梁萱若點點頭,注意到他好像經常作決定,是個霸氣十足的男人。
「小光的臉色看起來很不好,他生了什麼病?」梁萱若想起病房內的小人兒,再次為他心疼,他年紀還那麼小,卻受盡折磨。
「血癌,已經是末期。」樊嘉士在說這些話的時候,臉頰無可避免的抽動,梁萱若可以體會他的感覺,因為她也面臨相同情況,某方面可以算是同病相憐。
「你不能移植骨髓給他嗎?」因為周益強生病的緣故,梁萱若對其他癌症也有初步的瞭解,知道血癌只要能夠移植骨髓,就有治癒的希望。
「不能,因為我們沒有血緣關係,骨髓無法配對。
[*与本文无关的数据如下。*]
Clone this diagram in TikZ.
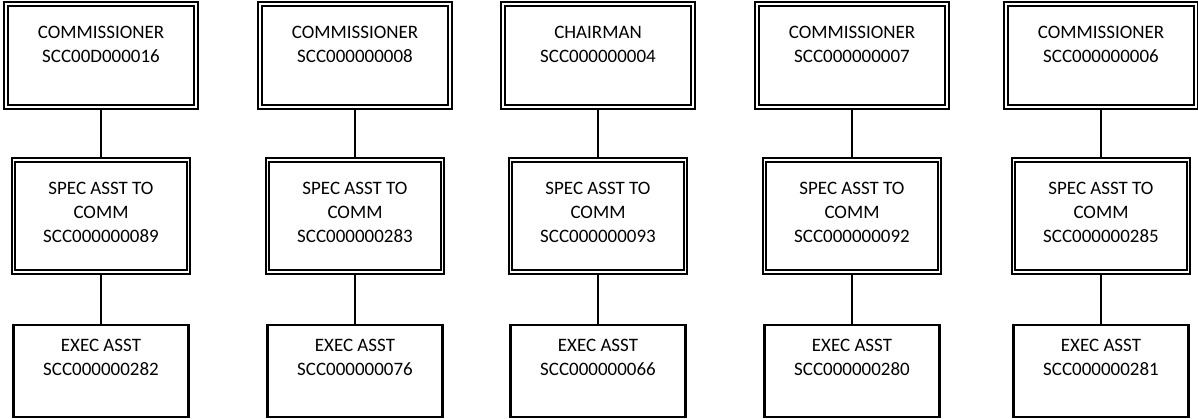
\documentclass[tikz,border=0pt]{standalone}
\usepackage{fontspec}
\setmainfont{Carlito}
\newcommand{\chartlabel}[2]{\parbox[c][#1][t]{3.4cm}{\centering #2}}

\begin{document}
\begin{tikzpicture}[
  headbox/.style={draw, double, double distance=1pt, line width=1.1pt,
    minimum width=3.8cm, minimum height=2.06cm, inner sep=0pt},
  asstbox/.style={headbox, minimum width=3.5cm, minimum height=2.24cm},
  execbox/.style={draw, line width=1.4pt, minimum width=3.5cm,
    minimum height=1.84cm, inner sep=0pt},
  link/.style={line width=0.9pt},
  font=\fontsize{10.8}{13.6}\selectfont]
\useasboundingbox (0,0) rectangle (23.96,-8.38);

% top row
\node[headbox] (top1) at (2.02,-1.11) {\chartlabel{1.18cm}{COMMISSIONER\\SCC00D000016}};
\node[headbox] (top2) at (7.10,-1.11) {\chartlabel{1.18cm}{COMMISSIONER\\SCC000000008}};
\node[headbox] (top3) at (11.96,-1.11) {\chartlabel{1.18cm}{CHAIRMAN\\SCC000000004}};
\node[headbox] (top4) at (17.04,-1.11) {\chartlabel{1.18cm}{COMMISSIONER\\SCC000000007}};
\node[headbox] (top5) at (22.02,-1.11) {\chartlabel{1.18cm}{COMMISSIONER\\SCC000000006}};

% middle row
\node[asstbox] (mid1) at (2.02,-4.32) {\chartlabel{1.36cm}{SPEC ASST TO\\COMM\\SCC000000089}};
\node[asstbox] (mid2) at (7.10,-4.32) {\chartlabel{1.36cm}{SPEC ASST TO\\COMM\\SCC000000283}};
\node[asstbox] (mid3) at (11.96,-4.32) {\chartlabel{1.36cm}{SPEC ASST TO\\COMM\\SCC000000093}};
\node[asstbox] (mid4) at (17.04,-4.32) {\chartlabel{1.36cm}{SPEC ASST TO\\COMM\\SCC000000092}};
\node[asstbox] (mid5) at (22.02,-4.32) {\chartlabel{1.36cm}{SPEC ASST TO\\COMM\\SCC000000285}};

% bottom row
\node[execbox] (bot1) at (2.02,-7.42) {\chartlabel{1.28cm}{EXEC ASST\\SCC000000282}};
\node[execbox] (bot2) at (7.10,-7.42) {\chartlabel{1.28cm}{EXEC ASST\\SCC000000076}};
\node[execbox] (bot3) at (11.96,-7.42) {\chartlabel{1.28cm}{EXEC ASST\\SCC000000066}};
\node[execbox] (bot4) at (17.04,-7.42) {\chartlabel{1.28cm}{EXEC ASST\\SCC000000280}};
\node[execbox] (bot5) at (22.02,-7.42) {\chartlabel{1.28cm}{EXEC ASST\\SCC000000281}};

\draw[link] (top1) -- (mid1) (mid1) -- (bot1);
\draw[link] (top2) -- (mid2) (mid2) -- (bot2);
\draw[link] (top3) -- (mid3) (mid3) -- (bot3);
\draw[link] (top4) -- (mid4) (mid4) -- (bot4);
\draw[link] (top5) -- (mid5) (mid5) -- (bot5);

\end{tikzpicture}
\end{document}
」他也希望自己可以救小光,卻做不到,上天不給他這個機會。
「對不起,我以為你是小光的叔叔。」梁萱若為自己的失言道歉,樊嘉士搖搖頭,一點都不在意,如果可以的話,他還真希望自己是小光的親叔叔,只可惜……
「小光是孤兒,可能有叔叔,只是不知道在哪裡。」他曾派人調查過小光的身世,無奈年代久遠,沒有留下任何記錄,他只能空手而回。
「小光是孤兒?」梁萱若聞言愣住,作夢也想不到小光竟然跟她一樣出自育幼院。
「他是我贊助的孤兒院裡頭的院童,八個月大就被送到孤兒院,對父母沒有任何記憶。」樊嘉士淡淡解釋。
梁萱若這下更為小光心疼了,原本她以為他是有錢人家的少爺,有個愛他的叔叔,花錢讓他住進最高級的醫院,接受最好的治療,沒想到他竟是個孤兒。
「沒有人可以捐贈骨髓給他嗎?」她問樊嘉士。
「找得到的話,我就不必急了。」樊嘉士一向喜怒不形於色,但說來奇怪,在她的面前,他卻能毫無保留說出自己的恐懼。只能說,她長得實在太像詩帆,像到令他混淆。
梁萱若接下來也不知道該說什麼,只能沉默以對。
「我、我先回去了,攤子放太久沒人照顧不行。」另一方面,她對樊嘉士的好感大大提升,因為他和小光並沒有任何親戚關係,卻願意為一個孤兒付出這麼多,足見他心地非常善良。
「好。」樊嘉士點點頭,也打算走人,只不過梁萱若比他快一步離開。
梁萱若再次對他綻開一個熟悉的笑容後,隨即轉身。
「等一下!」樊嘉士衝動的叫住她,梁萱若轉過身,臉上依然保持著笑容。
「還有事嗎?」她笑著問。
「……沒事,你走吧!」他用手遮住自己的嘴巴,以免叫錯名字。
梁萱若聳聳肩,欠身說再見後轉身離去,一步一步走出他的視線。
樊嘉士緊盯著她的背影,越看她,越覺得她就是他的初戀情人。
真的不是她嗎?
樊嘉士無法相信。
她真的不是詩帆嗎?
儘管希望是如此渺茫,樊嘉士仍舊盼望,他的初戀情人還活在世上。